A new home for brands ads 

YouTube’s videos are available through an API integration in Cabana, not an official partnership, to be clear.

But assuming this proves popular, Cabana could expand to include videos from other social sources in the future.

Karp sees a path for this, having taken a similar position with regard to live video on Tumblr. The company had originally considered building out its own video platform and publishing tools, but later decided it made more sense to work with partners, like YouTube, YouNow, and others when it came time to move into the live video space itself. Cabana could eventually do the same.
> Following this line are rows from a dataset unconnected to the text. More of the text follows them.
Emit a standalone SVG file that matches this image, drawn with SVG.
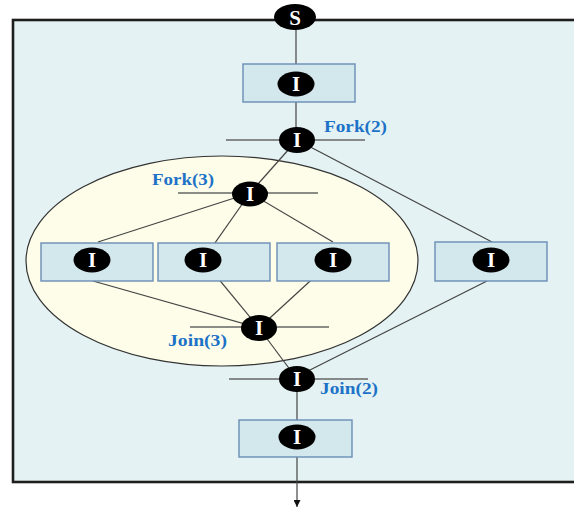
<svg xmlns="http://www.w3.org/2000/svg" width="574" height="511" viewBox="0 0 574 511">
  <style>
    .frame { fill: #e4f2f3; stroke: #1e1e1e; stroke-width: 2.6; }
    .region { fill: #fdfde9; stroke: #333; stroke-width: 1.2; }
    .box { fill: #d3e8ed; stroke: #6a8db5; stroke-width: 1.4; }
    .node { fill: #000; }
    .glyph { fill: #fff; font-family: "Liberation Serif", "Times New Roman", serif; font-weight: bold; font-size: 21px; text-anchor: middle; }
    .edge { stroke: #444; stroke-width: 1.2; fill: none; }
    .bar { stroke: #666; stroke-width: 1.6; }
    .label { fill: #1d72c8; font-family: "Liberation Serif", "Times New Roman", serif; font-weight: bold; font-size: 16px; }
  </style>
  <defs>
    <marker id="arrow" markerWidth="8" markerHeight="7" refX="7" refY="3.5" orient="auto" markerUnits="userSpaceOnUse">
      <path d="M0,0 L7,3.5 L0,7 Z" fill="#111"/>
    </marker>
  </defs>

  <!-- process frame and nested fork/join region -->
  <rect class="frame" x="13" y="20" width="575" height="462"/>
  <ellipse class="region" cx="222" cy="261" rx="196" ry="105"/>

  <!-- connectors -->
  <g id="connectors">
    <line class="edge" x1="296" y1="20" x2="296" y2="140"/>
    <line class="edge" x1="297" y1="140" x2="250" y2="193"/>
    <line class="edge" x1="297" y1="140" x2="492" y2="242"/>
    <line class="edge" x1="250" y1="193" x2="98" y2="242"/>
    <line class="edge" x1="250" y1="193" x2="203" y2="260"/>
    <line class="edge" x1="250" y1="193" x2="333" y2="242"/>
    <line class="edge" x1="93" y1="281" x2="259" y2="328"/>
    <line class="edge" x1="203" y1="260" x2="259" y2="328"/>
    <line class="edge" x1="333" y1="260" x2="259" y2="328"/>
    <line class="edge" x1="259" y1="328" x2="297" y2="379"/>
    <line class="edge" x1="487" y1="281" x2="300" y2="375"/>
    <line class="edge" x1="297" y1="379" x2="297" y2="507" marker-end="url(#arrow)"/>
    <line class="bar" x1="226" y1="140" x2="365" y2="140"/>
    <line class="bar" x1="178" y1="193" x2="318" y2="193"/>
    <line class="bar" x1="190" y1="327" x2="329" y2="327"/>
    <line class="bar" x1="229" y1="379" x2="368" y2="379"/>
  </g>

  <g id="start">
    <ellipse class="node" cx="295" cy="17" rx="21" ry="13"/>
    <text class="glyph" x="295" y="25">S</text>
  </g>

  <g id="task-top">
    <rect class="box" x="243" y="64" width="112" height="38"/>
    <ellipse class="node" cx="296" cy="84" rx="18.5" ry="12.5"/>
    <text class="glyph" x="296" y="91">I</text>
  </g>

  <g id="fork2">
    <ellipse class="node" cx="297" cy="140" rx="18" ry="13"/>
    <text class="glyph" x="297" y="147">I</text>
    <text class="label" x="324" y="132" textLength="63" lengthAdjust="spacingAndGlyphs">Fork(2)</text>
  </g>

  <g id="fork3">
    <ellipse class="node" cx="250" cy="194" rx="18" ry="12.5"/>
    <text class="glyph" x="250" y="201">I</text>
    <text class="label" x="152" y="185" textLength="62" lengthAdjust="spacingAndGlyphs">Fork(3)</text>
  </g>

  <g id="task-a">
    <rect class="box" x="41" y="243" width="112" height="38"/>
    <ellipse class="node" cx="92" cy="260" rx="18.5" ry="12.5"/>
    <text class="glyph" x="92" y="267">I</text>
  </g>

  <g id="task-b">
    <rect class="box" x="158" y="243" width="112" height="38"/>
    <ellipse class="node" cx="203" cy="260" rx="18.5" ry="12.5"/>
    <text class="glyph" x="203" y="267">I</text>
  </g>

  <g id="task-c">
    <rect class="box" x="277" y="243" width="112" height="38"/>
    <ellipse class="node" cx="333" cy="260" rx="18.5" ry="12.5"/>
    <text class="glyph" x="333" y="267">I</text>
  </g>

  <g id="task-d">
    <rect class="box" x="435" y="242" width="112" height="39"/>
    <ellipse class="node" cx="491" cy="260" rx="18.5" ry="12.5"/>
    <text class="glyph" x="491" y="267">I</text>
  </g>

  <g id="join3">
    <ellipse class="node" cx="259" cy="328" rx="18" ry="13"/>
    <text class="glyph" x="259" y="335">I</text>
    <text class="label" x="168" y="346" textLength="59" lengthAdjust="spacingAndGlyphs">Join(3)</text>
  </g>

  <g id="join2">
    <ellipse class="node" cx="297" cy="379" rx="18" ry="13"/>
    <text class="glyph" x="297" y="386">I</text>
    <text class="label" x="320" y="394" textLength="58" lengthAdjust="spacingAndGlyphs">Join(2)</text>
  </g>

  <g id="task-bottom">
    <rect class="box" x="239" y="420" width="113" height="37"/>
    <ellipse class="node" cx="297" cy="437" rx="18.5" ry="12.5"/>
    <text class="glyph" x="297" y="444">I</text>
  </g>
</svg>
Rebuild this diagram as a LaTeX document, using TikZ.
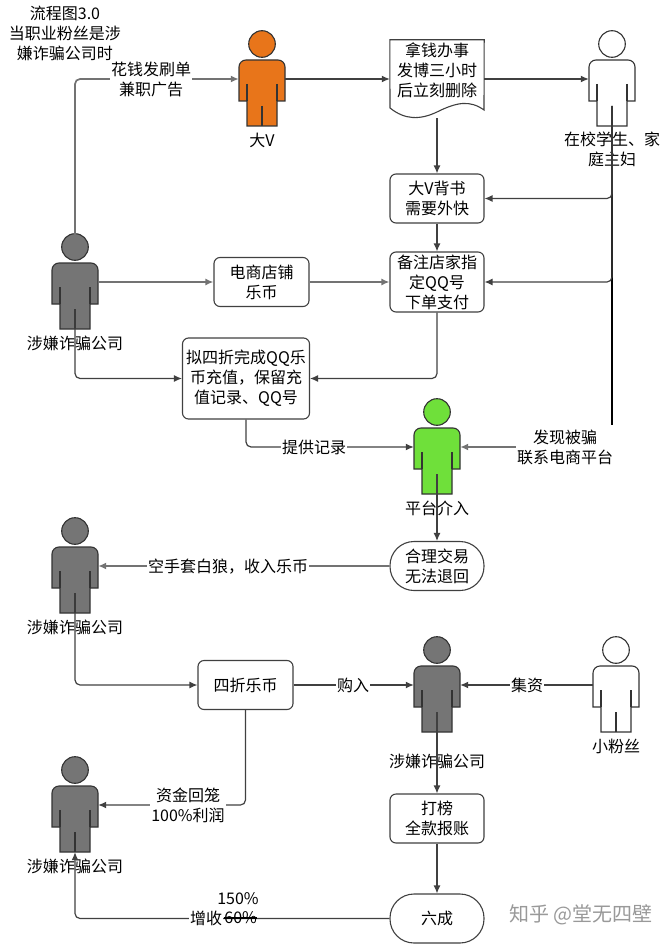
\documentclass[tikz,border=0pt]{standalone}
\usepackage{fontspec}
\setmainfont{Noto Sans CJK SC}
\usetikzlibrary{arrows.meta, positioning}

\definecolor{darkline}{HTML}{404040}
\definecolor{fillorange}{HTML}{E8751A}
\definecolor{fillgreen}{HTML}{6FE03A}
\definecolor{fillgray}{HTML}{757575}

\tikzset{
  box/.style = {draw=darkline, line width=1.1pt, rounded corners=6pt, fill=white, align=center,
                minimum width=94pt, inner sep=0pt},
  pill/.style = {box, rounded corners=24pt, minimum height=49pt},
  tag/.style = {fill=white, inner sep=1pt, align=center},
  caption/.style = {align=center, inner sep=0pt},
  flow/.style = {-{Latex[length=8pt,width=7pt]}, darkline, line width=1.2pt, rounded corners=5pt},
  flowthick/.style = {flow, line width=1.7pt, draw=black!55},
  person/.style = {minimum width=46pt, minimum height=94pt, inner sep=0pt}
}

% caption gap, name, position, fill colour, caption
\newcommand{\actor}[5][7pt]{
  \node (#2) [person] at (#3) {};
  \begin{scope}[shift={(#2.center)}, fill=#4, draw=black!80, line width=1.1pt]
    \filldraw (0,35) circle (13.3);
    \filldraw (-23,-22) -- (-23,12) arc (180:90:7) -- (16,19) arc (90:0:7)
      -- (23,-22) -- (15,-22) -- (15,-47) -- (-15,-47) -- (-15,-22) -- cycle;
    \draw (-15,-5) -- (-15,-22) (15,-5) -- (15,-22) (0,-27) -- (0,-47);
  \end{scope}
  \coordinate (#2-leg) at ([yshift=-27pt]#2.center);
  \node (#2-cap) [caption, below=#1 of #2] {#5};
}

\begin{document}
\begin{tikzpicture}[x=1pt, y=1pt, font=\fontsize{16}{20}\selectfont]
  \useasboundingbox (0,0) rectangle (669,-944);

  \actor{dav}{262,-79}{fillorange}{大V}
  \actor[6pt]{fan}{612,-79}{white}{在校学生、家\\庭主妇}
  \actor{coa}{75,-282}{fillgray}{涉嫌诈骗公司}
  \actor{plat}{437,-447}{fillgreen}{平台介入}
  \actor{cob}{75,-566}{fillgray}{涉嫌诈骗公司}
  \actor[22pt]{coc}{437,-685}{fillgray}{涉嫌诈骗公司}
  \actor{small}{616,-685}{white}{小粉丝}
  \actor{cod}{75,-805}{fillgray}{涉嫌诈骗公司}

  \node (doc) [minimum width=94pt, minimum height=78pt, inner sep=0pt] at (437,-79) {};
  \draw [darkline, line width=1.1pt, fill=white] (doc.north west) -- (doc.north east) -- (484,-110)
    .. controls (470,-100) and (457,-102) .. (437,-112)
    .. controls (420,-120) and (405,-120) .. (390,-108) -- cycle;
  \node (doctext) [caption] at (437,-70) {拿钱办事\\发博三小时\\后立刻删除};

  \node (back) [box, minimum height=49pt] at (437,-198.5) {大V背书\\需要外快};
  \node (note) [box, minimum height=60pt] at (437,-282) {备注店家指\\定QQ号\\下单支付};
  \node (shop) [box, minimum width=95pt, minimum height=49pt] at (261.5,-282) {电商店铺\\乐币};
  \node (qbi) [box, minimum width=127pt, minimum height=81pt] at (246,-378.5) {拟四折完成QQ乐\\币充值，保留充\\值记录、QQ号};
  \node (deal) [pill] at (437,-566) {合理交易\\无法退回};
  \node (sizhe) [box, minimum width=95pt, minimum height=49pt] at (245.5,-685) {四折乐币};
  \node (rank) [box, minimum height=49pt] at (437,-818.5) {打榜\\全款报账};
  \node (six) [pill] at (437,-918.5) {六成};

  \draw [flowthick] (coa.north) |- (dav);
  \draw [flow] (dav) -- (doc);
  \draw [flow] (doc) -- (fan);
  \draw [flow] (doc) -- (back);
  \draw [flow] (back) -- (note);
  \draw [flowthick] (coa) -- (shop);
  \draw [flowthick] (shop) -- (note);
  \draw [flow] (note.south) |- (qbi);
  \draw [flow] (coa-leg) |- (qbi);
  \draw [flow] (qbi.south) |- (plat);
  \coordinate (fanend) at (612,-425);
  \draw [black, line width=1.1pt] (fan-leg) -- (fanend);
  \draw [flow] (fan-leg) |- (back);
  \draw [flow] (fan-leg) |- (note);
  \coordinate (cheat) at (517,-447);
  \draw [flowthick] (cheat) -- (plat);
  \draw [flow] (plat-leg) -- (deal);
  \draw [flowthick] (deal) -- (cob);
  \draw [flow] (cob-leg) |- (sizhe);
  \draw [flow] (sizhe) -- (coc);
  \draw [flow] (small) -- (coc);
  \draw [flow] (coc-leg) -- (rank);
  \draw [flow] (rank) -- (six);
  \draw [flow] (sizhe.south) |- (cod);
  \draw [flow] (six) -| (cod.south);

  \node (title) [caption] at (65,-33) {流程图3.0\\当职业粉丝是涉\\嫌诈骗公司时};
  \node (ads) [tag] at (151,-79) {花钱发刷单\\兼职广告};
  \node (rec) [tag] at (314,-447) {提供记录};
  \node (found) [tag] at (565,-447) {发现被骗\\联系电商平台};
  \node (white) [tag] at (228,-567) {空手套白狼，收入乐币};
  \node (buy) [tag] at (353,-685) {购入};
  \node (fund) [tag] at (527,-685) {集资};
  \node (back2) [tag] at (188,-805) {资金回笼\\100\%利润};
  \node (rate) [caption] at (238,-899) {150\%};
  \node (gain) [tag] at (206,-918) {增收};
  \node (old) [caption, right=1pt of gain] {60\%};
  \draw [black, line width=1.6pt] (old.west) -- (old.east);
  \node (mark) [text=black!40, font=\fontsize{20}{22}\selectfont] at (581,-915) {知乎 @堂无四壁};
\end{tikzpicture}
\end{document}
There’s also overlap with Tumblr when it comes to brand advertisements, Karp believes. The brands currently advertising on Tumblr may want to reach a similar, young demographic – those aged 13 through 18 – through the Cabana app. (Over half of Tumblr today is teens and millennials, ages 13-34).

But there is not advertising in Cabana at launch, nor a definitive plan as to how it would be integrated in the future.

While Cabana is the first standalone social app to emerge from Tumblr, it’s not the first time Tumblr has tried to branch out into other mobile apps. Back in 2012, it launched Photoset, a separate app for posting photos to the social web, including Tumblr. (This app was later shut down.)

But though it’s a separate product, it’s not a pivot for Tumblr itself. The site today is still active, with over 340 million blogs on its platform. The company declined to share its active user base, but one third-party report from early 2016 pegged Tumblr as having 23.2 million users here in the U.S. Tumblr is available worldwide so this is not the full picture, though the report did claim that it would add fewer users over the next few years than rivals like Facebook, Instagram, and Pinterest.

The issue for Tumblr is that the way users are connecting today on mobile is changing – we’re more likely to message and chat, than share blog posts. But Tumblr claims it has made the mobile transition, saying over 80% of its users access its service on mobile. Still, Cabana could help Tumblr enter the new era of video chatting, if it succeeds.

Cabana is initially available on iOS with an Android launch planned for May.